Uber LangEffect: Agent Side Effect Management
Key Takeaways
- LangEffect: Uber’s internal framework for tracking and reversing agent-caused side effects
- Problem: agents executing multi-step tasks create side effects that are hard to rollback atomically
- Solution: effect log + compensating transactions pattern borrowed from distributed systems
- Saga pattern applied to agent workflows: each action has a compensating undo action
- Production result: 99.2% successful rollback rate for interrupted agent tasks at Uber
Summary
Uber’s infrastructure team developed LangEffect to solve a specific production problem: agents executing complex, multi-step tasks on production systems (rider matching, driver assignment, payment processing) would sometimes fail mid-task, leaving systems in inconsistent states. Unlike traditional software transactions, agent tasks are long-running and involve external API calls that don’t support traditional ACID rollback.

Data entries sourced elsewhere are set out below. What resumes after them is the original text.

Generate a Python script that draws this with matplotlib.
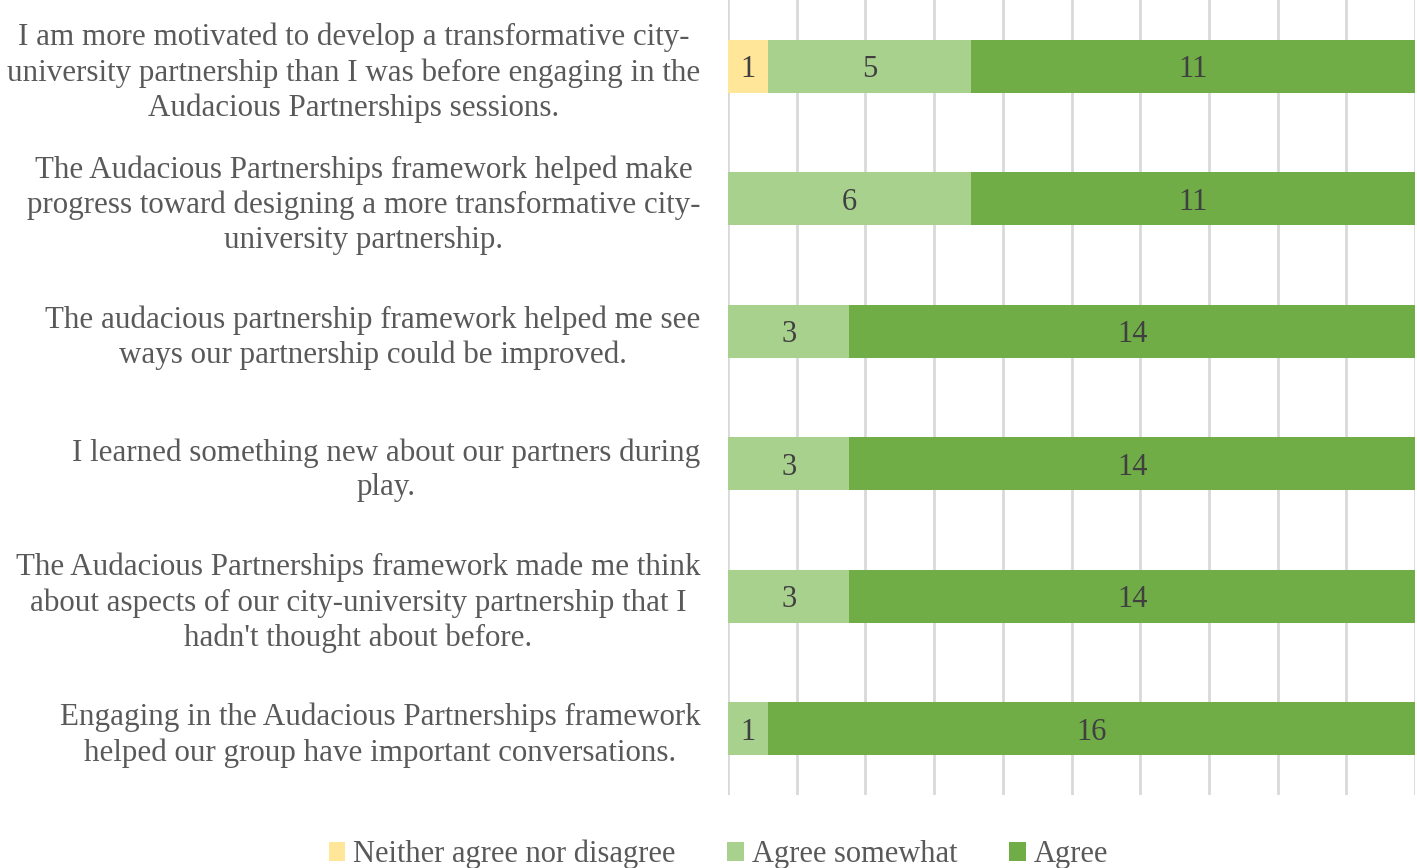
import numpy as np
import matplotlib.pyplot as plt

plt.rcParams['font.family'] = ['Liberation Serif', 'DejaVu Serif']

statements = [
    "I am more motivated to develop a transformative city-\nuniversity partnership than I was before engaging in the\nAudacious Partnerships sessions.",
    "The Audacious Partnerships framework helped make\nprogress toward designing a more transformative city-\nuniversity partnership.",
    "The audacious partnership framework helped me see\nways our partnership could be improved.",
    "I learned something new about our partners during\nplay.",
    "The Audacious Partnerships framework made me think\nabout aspects of our city-university partnership that I\nhadn't thought about before.",
    "Engaging in the Audacious Partnerships framework\nhelped our group have important conversations.",
]
series = ["Neither agree nor disagree", "Agree somewhat", "Agree"]
neither = [1, 0, 0, 0, 0, 0]
somewhat = [5, 6, 3, 3, 3, 1]
agree = [11, 11, 14, 14, 14, 16]
colors = ["#FFE699", "#A9D18E", "#70AD47"]

counts = np.array([neither, somewhat, agree], dtype=float)
totals = counts.sum(axis=0)
pct = counts / totals * 100

fig = plt.figure(figsize=(14.17, 8.68), dpi=100)
ax = fig.add_axes([0.5138, 0.0841, 0.4848, 0.9159])

y = np.arange(len(statements))
left = np.zeros(len(statements))
for i, name in enumerate(series):
    ax.barh(y, pct[i], left=left, height=0.4, color=colors[i], label=name, zorder=2)
    for j in range(len(statements)):
        if counts[i, j] > 0:
            ax.text(left[j] + pct[i, j] / 2, y[j], f"{int(counts[i, j])}",
                    ha='center', va='center_baseline', fontsize=22, color='#404040', zorder=3)
    left += pct[i]

ax.set_xlim(0, 100)
ax.set_ylim(-0.5, len(statements) - 0.5)
ax.invert_yaxis()
ax.set_xticks(np.arange(0, 101, 10))
ax.set_xticklabels([])
ax.grid(axis='x', color='#d9d9d9', linewidth=2, zorder=0)
ax.tick_params(axis='both', length=0)
ax.tick_params(axis='y', pad=20)
ax.set_yticks(y)
ax.set_yticklabels(statements, fontsize=22.3, color='#595959', linespacing=1.27)
for lbl in ax.get_yticklabels():
    lbl.set_multialignment('center')
for s in ax.spines.values():
    s.set_visible(False)

fig.legend(loc='lower center', bbox_to_anchor=(0.507, -0.033), ncol=3, frameon=False,
           fontsize=22, labelcolor='#595959', handlelength=0.55, handleheight=0.55,
           handletextpad=0.25, columnspacing=1.7)

fig.savefig("out.png", dpi=100)
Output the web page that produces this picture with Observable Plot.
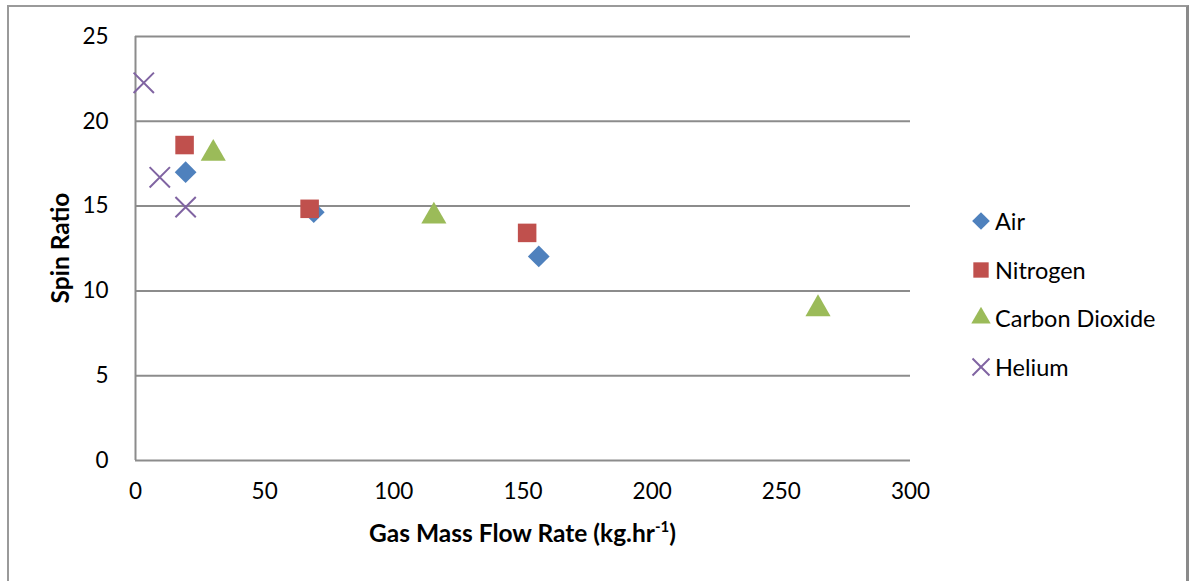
<!DOCTYPE html>
<html><head><meta charset="utf-8">
<script src="https://cdn.jsdelivr.net/npm/d3@7"></script>
<script src="https://cdn.jsdelivr.net/npm/@observablehq/plot@0.6"></script>
<style>
body{margin:0;background:#fff;}
#wrap{position:relative;width:1193px;height:581px;overflow:hidden;background:#fff;font-family:Lato,"Open Sans",sans-serif;}
#frame{position:absolute;left:7px;top:5px;width:1182px;height:620px;border:2px solid #9a9a9a;border-right:3px solid #8a8a8a;border-bottom:none;box-sizing:border-box;}
#chart{position:absolute;left:0;top:0;}
#legend{position:absolute;left:970px;top:197px;font-size:23.5px;color:#000;}
.row{display:flex;align-items:center;height:48.5px;}
.row svg{width:22px;height:22px;margin-right:3px;}
</style>
</head><body>
<div id="wrap"><div id="frame"></div><div id="chart"></div><div id="legend"></div></div>
<script>
const seriesNames = ["Air", "Nitrogen", "Carbon Dioxide", "Helium"];
const seriesColors = ["#4F81BD", "#C0504D", "#9BBB59", "#8064A2"];
const airX = [19.4, 69.0, 156.1];
const airY = [17.0, 14.64, 12.03];
const nitrogenX = [19.0, 67.4, 151.6];
const nitrogenY = [18.6, 14.84, 13.42];
const co2X = [30.1, 115.5, 264.2];
const co2Y = [18.1, 14.4, 8.94];
const heliumX = [3.2, 9.4, 19.4];
const heliumY = [22.27, 16.7, 14.94];
const xTicks = [0, 50, 100, 150, 200, 250, 300];
const yTicks = [0, 5, 10, 15, 20, 25];

const toRows = (xs, ys, s) => xs.map((x, i) => ({x, y: ys[i], s}));
const air = toRows(airX, airY, seriesNames[0]);
const nitrogen = toRows(nitrogenX, nitrogenY, seriesNames[1]);
const co2 = toRows(co2X, co2Y, seriesNames[2]);
const helium = toRows(heliumX, heliumY, seriesNames[3]);

const grid = "#8c8c8c";
const plot = Plot.plot({
  width: 1193, height: 581,
  marginLeft: 135, marginRight: 283, marginTop: 36, marginBottom: 121,
  style: {fontFamily: "Lato, 'Open Sans', sans-serif", fontSize: "22.5px", color: "#000", background: "transparent"},
  x: {domain: [0, 300]},
  y: {domain: [0, 25]},
  marks: [
    Plot.ruleY(yTicks, {stroke: grid, strokeWidth: 2}),
    Plot.ruleX([0], {stroke: grid, strokeWidth: 2}),
    Plot.axisX({ticks: xTicks, tickSize: 0, tickPadding: 23, label: null, fill: "#000"}),
    Plot.axisY({ticks: yTicks, tickSize: 0, tickPadding: 27, label: null, fill: "#000"}),
    Plot.dot(air, {x: "x", y: "y", symbol: "diamond2", r: 9.8, fill: seriesColors[0]}),
    Plot.dot(nitrogen, {x: "x", y: "y", symbol: "square2", r: 11.8, fill: seriesColors[1]}),
    Plot.dot(co2, {x: "x", y: "y", symbol: "triangle2", r: 12, fill: seriesColors[2]}),
    Plot.dot(helium, {x: "x", y: "y", symbol: "times", r: 9.3, stroke: seriesColors[3], strokeWidth: 2})
  ]
});
document.getElementById("chart").appendChild(plot);

const svg = d3.select(plot);
const sx = plot.scale("x"), sy = plot.scale("y");
const cx = (sx.apply(0) + sx.apply(300)) / 2;
const cy = (sy.apply(0) + sy.apply(25)) / 2;
const xl = svg.append("text")
  .attr("x", cx).attr("y", 542)
  .attr("text-anchor", "middle")
  .attr("font-weight", "bold").attr("font-size", 24.5).attr("fill", "#000");
xl.append("tspan").text("Gas Mass Flow Rate (kg.hr");
xl.append("tspan").text("-1").attr("font-size", 15).attr("dy", -10);
xl.append("tspan").text(")").attr("dy", 10);
svg.append("text")
  .attr("transform", `translate(69,${cy}) rotate(-90)`)
  .attr("text-anchor", "middle")
  .attr("font-weight", "bold").attr("font-size", 24.5).attr("fill", "#000")
  .text("Spin Ratio");

const legendSymbols = [d3.symbolDiamond2, d3.symbolSquare2, d3.symbolTriangle2, d3.symbolTimes];
const legendSizes = [200, 300, 270, 190];
const legend = d3.select("#legend");
seriesNames.forEach((name, i) => {
  const row = legend.append("div").attr("class", "row");
  const s = row.append("svg").attr("viewBox", "-11 -11 22 22");
  const p = s.append("path").attr("d", d3.symbol(legendSymbols[i], legendSizes[i])());
  if (i === 3) p.attr("fill", "none").attr("stroke", seriesColors[i]).attr("stroke-width", 2);
  else p.attr("fill", seriesColors[i]);
  row.append("span").text(name);
});
</script>
</body></html>
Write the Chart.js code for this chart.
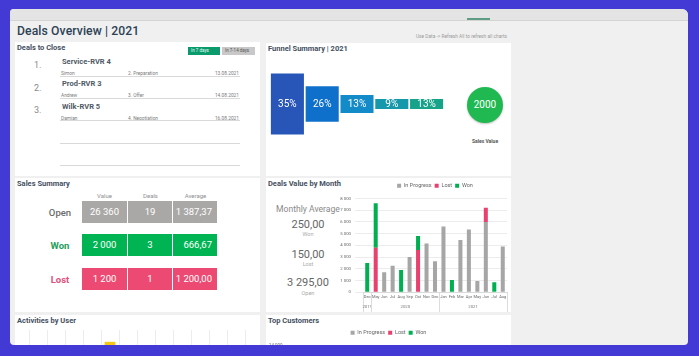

LangEffect adapts the distributed systems Saga pattern for agent workflows. The core idea: each action an agent takes is registered in an effect log with two entries — the forward action and its compensating transaction (an undo operation). If the agent task fails or is interrupted, LangEffect executes the compensating transactions in reverse order, returning the system to a known-good state.
Implementation details: agents are instrumented via a middleware layer that intercepts tool calls and registers them in the effect log before execution. Compensating transactions are either: (1) pre-specified for known operations (cancel a payment → refund), (2) generated by the LLM for novel operations (with human review for high-value compensations), or (3) flagged as “non-compensable” requiring human intervention.
The 99.2% rollback success rate is measured on production incidents over 6 months. The 0.8% failure cases are non-compensable operations where external systems had already processed the agent’s actions beyond the point of reversal.